--- START OF GIVEN DATA ---

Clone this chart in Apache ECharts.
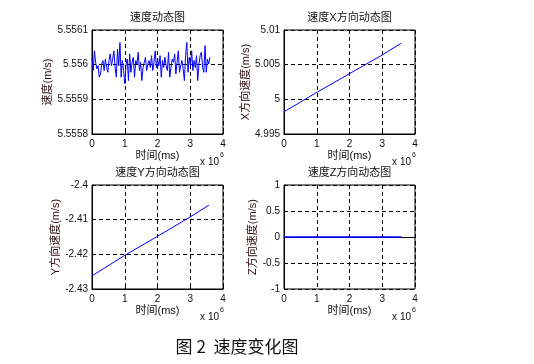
<!DOCTYPE html>
<html>
<head>
<meta charset="utf-8">
<script src="https://cdn.jsdelivr.net/npm/echarts@6/dist/echarts.min.js"></script>
<style>html,body{margin:0;padding:0;background:#fff;}#c{width:534px;height:364px;}</style>
</head>
<body>
<div id="c"></div>
<script>
// ---- data ----
var titles = ['速度动态图', '速度X方向动态图', '速度Y方向动态图', '速度Z方向动态图'];
var yNames = ['速度(m/s)', 'X方向速度(m/s)', 'Y方向速度(m/s)', 'Z方向速度(m/s)'];
var xName = '时间(ms)';
var caption = '图 2  速度变化图';
// speed magnitude: offsets from base value, in units of 1e-5 m/s
var speedBase = 5.556;
var speedOffsets = [2.1, -1.7, 4.0, 0.7, -1.2, -0.3, -3.6, -2.7, 0.2, 1.2, -1.7, 1.6, -0.8, -2.2, 1.2, 3.1,
  -0.3, 1.6, 4.0, -0.8, -3.6, 4.5, -0.3, 6.4, -3.6, 1.2, -1.7, -5.5, 0.2, 1.6, -4.6, 3.1, -2.2, 0.7, 2.1,
  -3.6, 1.2, 0.2, 3.6, -1.7, 0.7, -4.6, -0.8, 0.7, 2.1, -1.7, 0.2, 1.2, -0.8, 2.6, -1.7, 0.7, 4.0, -0.8,
  1.6, -0.3, 2.6, -3.6, 1.2, -0.8, 2.1, -0.3, -1.7, 3.6, -3.6, -0.8, 1.6, 0.7, 3.1, -2.7, 0.7, 4.0, -2.2,
  -0.3, 1.2, -1.2, -4.6, 2.6, 6.4, -2.2, 2.1, -0.3, 4.0, -1.7, 1.2, -0.8, 2.6, -4.6, 0.2, 2.6, 3.6, -0.8,
  -2.2, 5.5, -2.2, 1.6, 0.2, 2.1];
var speedEndTime = 3.6e6;
var vxPoints = [[0, 4.9982], [1.0e6, 5.0010], [2.0e6, 5.0037], [3.0e6, 5.0064], [3.58e6, 5.0081]];
var vyPoints = [[0, -2.4262], [1.0e6, -2.4203], [2.0e6, -2.4148], [3.0e6, -2.4092], [3.57e6, -2.4058]];
var vzPoints = [[0, 0], [3.58e6, 0]];
var xTicks = [0, 1, 2, 3, 4];
var yRanges = [
  {min: 5.5558, max: 5.5561, interval: 0.0001, dec: 4},
  {min: 4.995, max: 5.01, interval: 0.005, dec: 3},
  {min: -2.43, max: -2.4, interval: 0.01, dec: 2},
  {min: -1, max: 1, interval: 0.5, dec: 1}
];

// ---- build ----
var speedData = speedOffsets.map(function (o, i) {
  return [i * speedEndTime / (speedOffsets.length - 1), speedBase + o * 1e-5];
});
var seriesData = [speedData, vxPoints, vyPoints, vzPoints];

var boxes = [
  {left: 92, top: 30}, {left: 284, top: 30},
  {left: 92, top: 185}, {left: 284, top: 185}
];
var W = 131, H = 104;
var yNameGaps = [38, 33, 29, 25];
var FONT = "'Liberation Sans', Arial, 'Noto Sans CJK SC'";

var grids = [], xAxes = [], yAxes = [], series = [], graphics = [];
boxes.forEach(function (b, i) {
  grids.push({left: b.left, top: b.top, width: W, height: H, show: true,
    borderColor: '#000', borderWidth: 1, backgroundColor: '#fff'});
  xAxes.push({
    type: 'value', gridIndex: i, min: 0, max: 4e6, interval: 1e6,
    name: xName, nameLocation: 'middle', nameGap: 16,
    nameTextStyle: {fontSize: 11, color: '#111', fontFamily: FONT},
    axisLine: {show: true, lineStyle: {color: '#000'}},
    axisTick: {show: true, inside: true, length: 3, lineStyle: {color: '#000'}},
    axisLabel: {fontSize: 10, color: '#111', margin: 5, fontFamily: FONT,
      formatter: function (v) { return String(Math.round(v / 1e6)); }},
    splitLine: {show: true, lineStyle: {color: '#000', type: [4, 3], width: 1}}
  });
  var r = yRanges[i];
  yAxes.push({
    type: 'value', gridIndex: i, min: r.min, max: r.max, interval: r.interval,
    name: yNames[i], nameLocation: 'middle', nameRotate: 90, nameGap: yNameGaps[i],
    nameTextStyle: {fontSize: 11, color: '#2a0a0a', fontFamily: FONT},
    axisLine: {show: true, lineStyle: {color: '#000'}},
    axisTick: {show: true, inside: true, length: 3, lineStyle: {color: '#000'}},
    axisLabel: {fontSize: 10, color: '#111', margin: 4, fontFamily: FONT,
      formatter: function (v) { return String(parseFloat(v.toFixed(r.dec))); }},
    splitLine: {show: true, lineStyle: {color: '#000', type: [4, 3], width: 1}}
  });
  series.push({
    type: 'line', xAxisIndex: i, yAxisIndex: i, data: seriesData[i],
    showSymbol: false, symbol: 'none', animation: false,
    lineStyle: {color: '#0000ff', width: i === 3 ? 1.5 : 1}, z: 5
  });
  // title
  graphics.push({type: 'text', style: {text: titles[i], x: b.left + W / 2, y: b.top - 12,
    textAlign: 'center', textVerticalAlign: 'middle', font: "11px " + FONT, fill: '#111'}});
  // x 10^6 multiplier
  graphics.push({type: 'text', style: {text: 'x 10', x: b.left + W - 4, y: b.top + H + 28,
    textAlign: 'right', textVerticalAlign: 'middle', font: "10px " + FONT, fill: '#111'}});
  graphics.push({type: 'text', style: {text: '6', x: b.left + W - 3, y: b.top + H + 21,
    textAlign: 'left', textVerticalAlign: 'middle', font: "7px " + FONT, fill: '#111'}});
});
graphics.push({type: 'text', style: {text: caption, x: 237, y: 347,
  textAlign: 'center', textVerticalAlign: 'middle', font: "17px 'Noto Sans CJK SC'", fill: '#111'}});

var chart = echarts.init(document.getElementById('c'), null, {renderer: 'canvas'});
chart.setOption({
  animation: false,
  backgroundColor: '#fff',
  grid: grids, xAxis: xAxes, yAxis: yAxes, series: series, graphic: graphics
});
</script>
</body>
</html>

--- END OF GIVEN DATA ---

### PROBLEM:
Restate the data above word for word. Do not include the images.

### ANSWER TO THE TASK:
Clone this chart in Apache ECharts.
<!DOCTYPE html>
<html>
<head>
<meta charset="utf-8">
<script src="https://cdn.jsdelivr.net/npm/echarts@6/dist/echarts.min.js"></script>
<style>html,body{margin:0;padding:0;background:#fff;}#c{width:534px;height:364px;}</style>
</head>
<body>
<div id="c"></div>
<script>
// ---- data ----
var titles = ['速度动态图', '速度X方向动态图', '速度Y方向动态图', '速度Z方向动态图'];
var yNames = ['速度(m/s)', 'X方向速度(m/s)', 'Y方向速度(m/s)', 'Z方向速度(m/s)'];
var xName = '时间(ms)';
var caption = '图 2  速度变化图';
// speed magnitude: offsets from base value, in units of 1e-5 m/s
var speedBase = 5.556;
var speedOffsets = [2.1, -1.7, 4.0, 0.7, -1.2, -0.3, -3.6, -2.7, 0.2, 1.2, -1.7, 1.6, -0.8, -2.2, 1.2, 3.1,
  -0.3, 1.6, 4.0, -0.8, -3.6, 4.5, -0.3, 6.4, -3.6, 1.2, -1.7, -5.5, 0.2, 1.6, -4.6, 3.1, -2.2, 0.7, 2.1,
  -3.6, 1.2, 0.2, 3.6, -1.7, 0.7, -4.6, -0.8, 0.7, 2.1, -1.7, 0.2, 1.2, -0.8, 2.6, -1.7, 0.7, 4.0, -0.8,
  1.6, -0.3, 2.6, -3.6, 1.2, -0.8, 2.1, -0.3, -1.7, 3.6, -3.6, -0.8, 1.6, 0.7, 3.1, -2.7, 0.7, 4.0, -2.2,
  -0.3, 1.2, -1.2, -4.6, 2.6, 6.4, -2.2, 2.1, -0.3, 4.0, -1.7, 1.2, -0.8, 2.6, -4.6, 0.2, 2.6, 3.6, -0.8,
  -2.2, 5.5, -2.2, 1.6, 0.2, 2.1];
var speedEndTime = 3.6e6;
var vxPoints = [[0, 4.9982], [1.0e6, 5.0010], [2.0e6, 5.0037], [3.0e6, 5.0064], [3.58e6, 5.0081]];
var vyPoints = [[0, -2.4262], [1.0e6, -2.4203], [2.0e6, -2.4148], [3.0e6, -2.4092], [3.57e6, -2.4058]];
var vzPoints = [[0, 0], [3.58e6, 0]];
var xTicks = [0, 1, 2, 3, 4];
var yRanges = [
  {min: 5.5558, max: 5.5561, interval: 0.0001, dec: 4},
  {min: 4.995, max: 5.01, interval: 0.005, dec: 3},
  {min: -2.43, max: -2.4, interval: 0.01, dec: 2},
  {min: -1, max: 1, interval: 0.5, dec: 1}
];

// ---- build ----
var speedData = speedOffsets.map(function (o, i) {
  return [i * speedEndTime / (speedOffsets.length - 1), speedBase + o * 1e-5];
});
var seriesData = [speedData, vxPoints, vyPoints, vzPoints];

var boxes = [
  {left: 92, top: 30}, {left: 284, top: 30},
  {left: 92, top: 185}, {left: 284, top: 185}
];
var W = 131, H = 104;
var yNameGaps = [38, 33, 29, 25];
var FONT = "'Liberation Sans', Arial, 'Noto Sans CJK SC'";

var grids = [], xAxes = [], yAxes = [], series = [], graphics = [];
boxes.forEach(function (b, i) {
  grids.push({left: b.left, top: b.top, width: W, height: H, show: true,
    borderColor: '#000', borderWidth: 1, backgroundColor: '#fff'});
  xAxes.push({
    type: 'value', gridIndex: i, min: 0, max: 4e6, interval: 1e6,
    name: xName, nameLocation: 'middle', nameGap: 16,
    nameTextStyle: {fontSize: 11, color: '#111', fontFamily: FONT},
    axisLine: {show: true, lineStyle: {color: '#000'}},
    axisTick: {show: true, inside: true, length: 3, lineStyle: {color: '#000'}},
    axisLabel: {fontSize: 10, color: '#111', margin: 5, fontFamily: FONT,
      formatter: function (v) { return String(Math.round(v / 1e6)); }},
    splitLine: {show: true, lineStyle: {color: '#000', type: [4, 3], width: 1}}
  });
  var r = yRanges[i];
  yAxes.push({
    type: 'value', gridIndex: i, min: r.min, max: r.max, interval: r.interval,
    name: yNames[i], nameLocation: 'middle', nameRotate: 90, nameGap: yNameGaps[i],
    nameTextStyle: {fontSize: 11, color: '#2a0a0a', fontFamily: FONT},
    axisLine: {show: true, lineStyle: {color: '#000'}},
    axisTick: {show: true, inside: true, length: 3, lineStyle: {color: '#000'}},
    axisLabel: {fontSize: 10, color: '#111', margin: 4, fontFamily: FONT,
      formatter: function (v) { return String(parseFloat(v.toFixed(r.dec))); }},
    splitLine: {show: true, lineStyle: {color: '#000', type: [4, 3], width: 1}}
  });
  series.push({
    type: 'line', xAxisIndex: i, yAxisIndex: i, data: seriesData[i],
    showSymbol: false, symbol: 'none', animation: false,
    lineStyle: {color: '#0000ff', width: i === 3 ? 1.5 : 1}, z: 5
  });
  // title
  graphics.push({type: 'text', style: {text: titles[i], x: b.left + W / 2, y: b.top - 12,
    textAlign: 'center', textVerticalAlign: 'middle', font: "11px " + FONT, fill: '#111'}});
  // x 10^6 multiplier
  graphics.push({type: 'text', style: {text: 'x 10', x: b.left + W - 4, y: b.top + H + 28,
    textAlign: 'right', textVerticalAlign: 'middle', font: "10px " + FONT, fill: '#111'}});
  graphics.push({type: 'text', style: {text: '6', x: b.left + W - 3, y: b.top + H + 21,
    textAlign: 'left', textVerticalAlign: 'middle', font: "7px " + FONT, fill: '#111'}});
});
graphics.push({type: 'text', style: {text: caption, x: 237, y: 347,
  textAlign: 'center', textVerticalAlign: 'middle', font: "17px 'Noto Sans CJK SC'", fill: '#111'}});

var chart = echarts.init(document.getElementById('c'), null, {renderer: 'canvas'});
chart.setOption({
  animation: false,
  backgroundColor: '#fff',
  grid: grids, xAxis: xAxes, yAxis: yAxes, series: series, graphic: graphics
});
</script>
</body>
</html>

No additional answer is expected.